L’effettiva parità tra donne e uomini è ancora di là da venire. E ogni seria relazione, studio, analisi del problema, che parta da dati e statistiche o da testimonianze “vissute”, mette in luce che la dignità femminile continua a essere violata, che ragazze e donne di ogni età sono sottoposte a forme persistenti, a volte esplicite altre meno, di violenza, sottovalutazione, discriminazione, sfruttamento… Accade in tante nostre case. Avviene a livello planetario, continua a succedere anche in Europa.
Così, scorrendo la proposta di risoluzione del Parlamento europeo sui “progressi concernenti la parità tra donne e uomini nell’Unione europea” stesa dall’eurodeputato belga Marc Tarabella, che andrà in discussione nell’emiciclo di Strasburgo lunedì 9 marzo nel corso della plenaria, si trovano denunce puntuali e proposte sensate per superare il “gap” che persiste in campo sociale ed economico, nella vita privata come in quella pubblica, politica compresa. Un divario che di fatto relega tante donne – non tutte ovviamente – in una condizione di inferiorità. In una sorta di “serie B” che non fa onore agli uomini, agli Stati europei, all’Europa nel suo insieme.
Traspare, dalla relazione Tarabella, un tentativo di sottrarre il problema della disparità tra i sessi – che è reale e oggettivo (più volte denunciato anche a livello ecclesiale e spesso richiamato negli interventi di papa Francesco) – a una visione ideologica vecchia, che, in quanto tale, non aiuta a imboccare la strada di un progresso reale a vantaggio di una vera uguaglianza nei diritti e nelle chance, pur nel rispetto della differenza sessuale e dell’arricchente, naturale e magnifica complementarietà uomo-donna.

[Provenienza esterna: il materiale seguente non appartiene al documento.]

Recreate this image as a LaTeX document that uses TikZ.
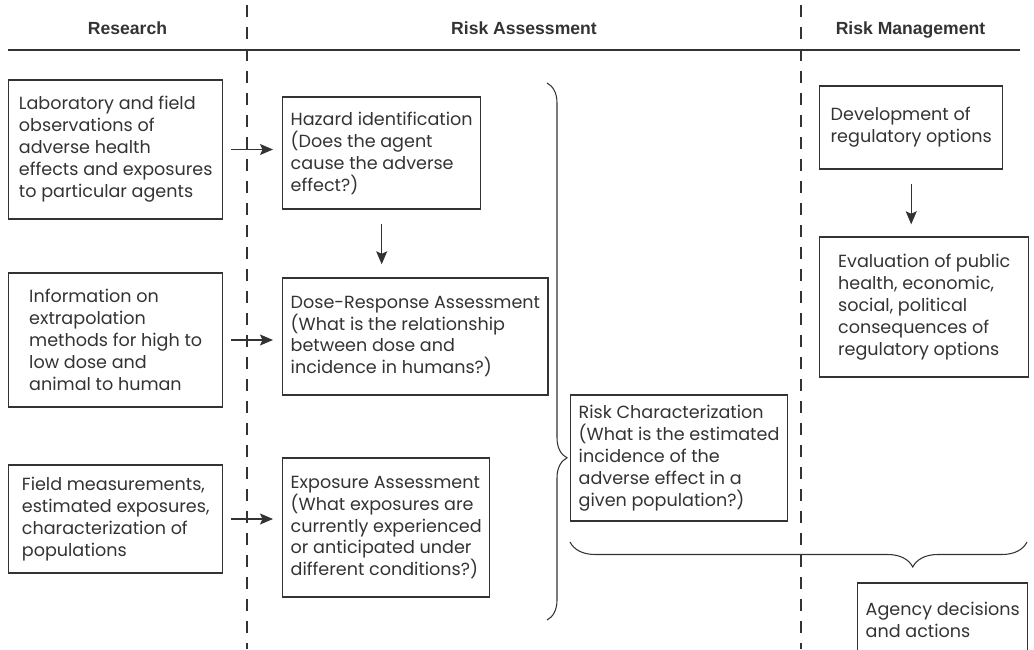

Ma, come spesso accade in sede Ue quanto si toccano argomenti legati ai diritti e alle libertà, alle ultime pagine della relazione si torna all’equivoco. Il testo (al n. 45) infatti “insiste sul fatto che le donne debbano avere il controllo della loro salute e dei loro diritti sessuali e riproduttivi, segnatamente attraverso un accesso agevole alla contraccezione e all’aborto; sostiene pertanto le misure e le azioni volte a migliorare l’accesso delle donne ai servizi di salute sessuale e riproduttiva e a meglio informarle sui loro diritti e sui servizi disponibili…”. È, in sostanza, il presunto “diritto all’aborto” che se non entra dalla porta passa dalla finestra, se da quella se ne esce rientra subito per il camino. Senza peraltro nemmeno fare accenno al fatto che l’interruzione volontaria della gravidanza è diversamente regolata nei singoli Stati membri, ai quali – e solo a loro – spettano norme in tale materia, che non è di competenza dell’Ue.

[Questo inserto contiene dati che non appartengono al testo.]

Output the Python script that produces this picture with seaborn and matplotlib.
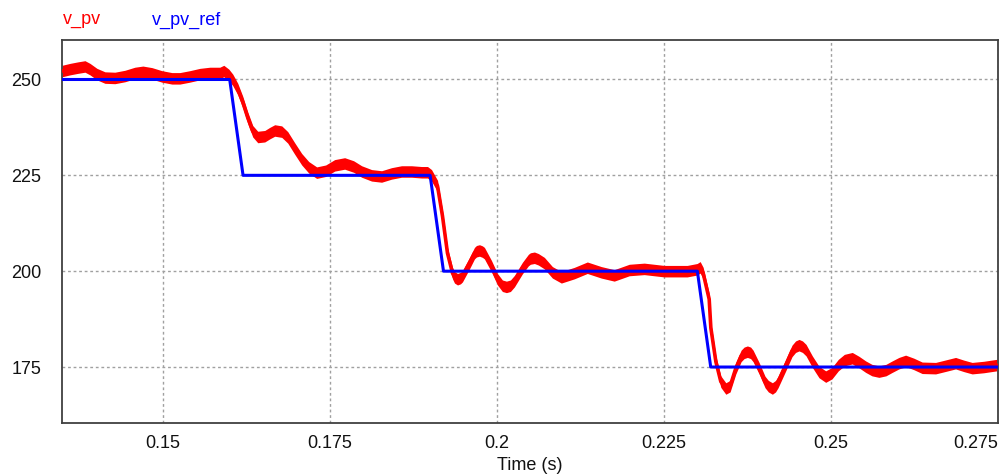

Dunque, la parità donna-uomo è un bene utile e necessario per ogni società. Ma declinarla in una sola direzione, quasi per un riflesso condizionato (ideologicamente) non accresce d’un millimetro i diritti reali e le giuste aspirazioni delle donne del terzo millennio. Anzi, ne fa un totem ideologico che assolve le coscienze di tante belle anime laiche, ma non aggredisce alla radice la distanza reale fra uomini e donne.